I never thought it was really real. I thought maybe I was falling asleep.

But a New York Times article published in 2006 about a study in Geneva reports this occurrence (what some people, but not me, call an out-of-body experience) as a current flow, related to epilepsy.

So, I'm learning that magical Daney, our only daughter who prays for peace and read the entire Harry Potter series in three weeks when she was nine, who plays Calico Critters with her little brother for hours, who sews pillows and writes letters, love notes, and stories, this girl is an unfortunate confluence of two families' neurological conditions.

I see now how her doctor can say her epilepsy is genetic.

Which doesn't help as I hold that shaking girl in my arms, or as I watch her run in a field and wonder if she's getting too tired. It doesn't help when she has to stay up all night for a seizure-induced EEG, or when she has to have a blood test, or when I watch her sleep, zonked out by the medicine.

And it doesn't help at night, when I hear her mattress creak or crunch.

All this, after all, is just the where the condition came from. It's not why Daney got it, or how, or when, if ever, it will all be behind her.

How it helps is that I tell myself that Daney's epilepsy has come from her families, families which also have otherwise good health and happiness and strength and coping skills. She knows all that's there, and I know it, too, and that's how we get through it.

Wednesday, May 6, 2009



This, only 12 days after my uppity "Co-op Smackdown" blog:

Took the Prius to the store, and got run over by a big ol' honkin' truck.

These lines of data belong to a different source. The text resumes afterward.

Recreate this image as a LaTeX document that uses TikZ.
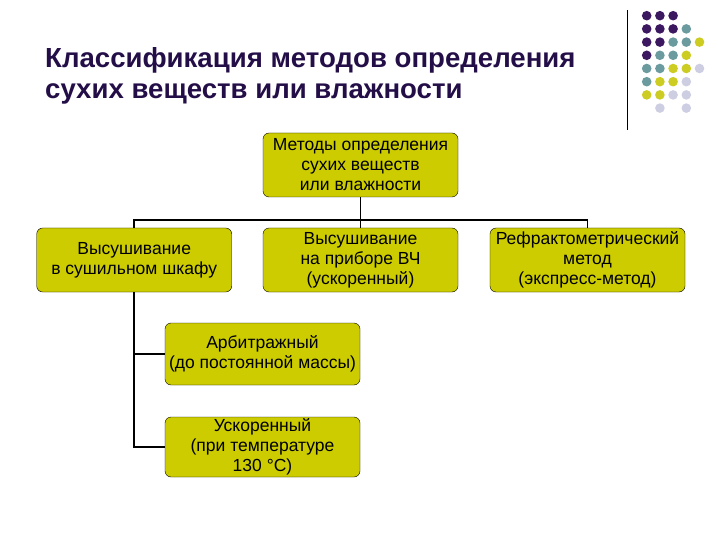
\documentclass[tikz,border=0pt]{standalone}
\usepackage{fontspec}
\setmainfont{Liberation Sans}
\usetikzlibrary{positioning}
\definecolor{titlepurple}{RGB}{36,14,72}
\definecolor{boxolive}{RGB}{204,204,0}
\definecolor{dotpurple}{RGB}{60,24,96}
\definecolor{dotteal}{RGB}{107,155,158}
\definecolor{dotyellow}{RGB}{204,204,34}
\definecolor{dotlilac}{RGB}{206,206,226}

\begin{document}
\begin{tikzpicture}[x=1bp,y=-1bp,
  method/.style={draw=black,fill=boxolive,rounded corners=6bp,minimum width=195bp,
    minimum height=64bp,inner sep=0pt,align=center,font=\fontsize{17.5bp}{20bp}\selectfont},
  wire/.style={line width=1.6bp},
  heading/.style={anchor=base west,inner sep=0pt,text=titlepurple,font=\fontsize{27.6bp}{30bp}\selectfont\bfseries}]
  \useasboundingbox (0,0) rectangle (720,540);

  % title and corner dots
  \node[heading] (title1) at (45,68) {Классификация методов определения};
  \node[heading] (title2) at (45,98.5) {сухих веществ или влажности};
  \draw[line width=1bp] (627.5,10) -- (627.5,130);
  \foreach \c/\r/\col in {0/0/dotpurple,1/0/dotpurple,2/0/dotpurple,
      0/1/dotpurple,1/1/dotpurple,2/1/dotpurple,3/1/dotteal,
      0/2/dotpurple,1/2/dotpurple,2/2/dotteal,3/2/dotteal,4/2/dotyellow,
      0/3/dotpurple,1/3/dotteal,2/3/dotteal,3/3/dotyellow,
      0/4/dotteal,1/4/dotteal,2/4/dotyellow,3/4/dotyellow,4/4/dotlilac,
      0/5/dotteal,1/5/dotyellow,2/5/dotyellow,3/5/dotlilac,
      0/6/dotyellow,1/6/dotyellow,2/6/dotlilac,3/6/dotlilac,
      1/7/dotlilac,3/7/dotlilac}
    \fill[\col] (646.7+13.2*\c,15.7+13.2*\r) circle (4.8bp);

  % boxes
  \node[method] (methods) at (360.5,165) {Методы определения\\сухих веществ\\или влажности};
  \node[method] (dryoven) at (134.2,260) {Высушивание\\в сушильном шкафу};
  \node[method] (hfdevice) at (360.5,260) {Высушивание\\на приборе ВЧ\\(ускоренный)};
  \node[method] (refract) at (587.5,260) {Рефрактометрический\\метод\\(экспресс-метод)};
  \node[method,minimum height=62bp] (arbitr) at (262.5,354) {Арбитражный\\(до постоянной массы)};
  \node[method,minimum height=60bp] (rapid) at (262.5,447) {Ускоренный\\(при температуре\\130 °C)};

  % connectors
  \coordinate (bus) at (360.5,220);
  \draw[wire] (methods) -- (bus);
  \draw[wire] (dryoven) |- (bus) -| (refract);
  \draw[wire] (bus) -- (hfdevice);
  \draw[wire] (dryoven) |- (arbitr);
  \draw[wire] (dryoven) |- (rapid);
\end{tikzpicture}
\end{document}
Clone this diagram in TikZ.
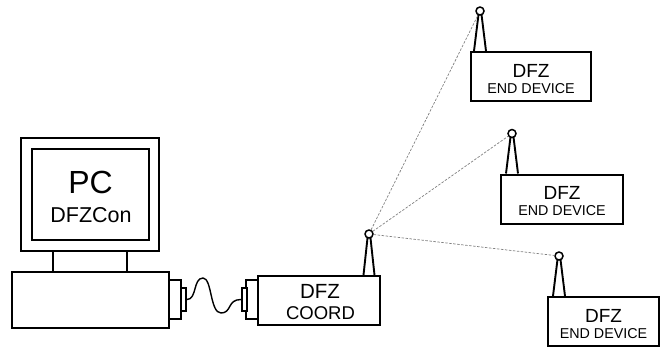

If it all wasn't a total insurance nightmare, I'd probably be laughing hysterically.

Monday, May 4, 2009

Me, Wet But Happy

So, a super cool editor gave me some suggestions on a manuscript, and without re-reading or re-writing a single word yet, I've just thought and thought about them.

I really wanted to do what this editor was asking me to do. But I couldn't think up the vessel to deliver it.

After some serious teaching today and then a few hours of being a mom, I braved a downpour and strolled through Lithia Park (Oregon hasn't realized it's Spring yet). And by golly, it came to me! Right by the Hydrangeas!

I think I might have an idea!

Saturday, May 2, 2009

Four Worlds

The Coquille Slough was amazing! In a mile and a half, 60 fifth graders hiked through four different habitats: uplands, forest, salt marsh, and mud flats.

This is a big banana slug on giant Skunk Cabbage. When we walked near the giant yellow flowers, they closed up and pointed
downwards. Creepy!

And this little salamander clung to a wall of moss. He was definitely a fan favorite.

We got to try Pickleweed!

The kids were so cooperative, enthusiastic, and respectful. NO ONE ever complained about sleeping in the yurt, or having to hike for miles, or having to eat wheat bread.

Of course, my favorite part of the trip was just being with my incredible boy.
We can't wait to go back with the whole family!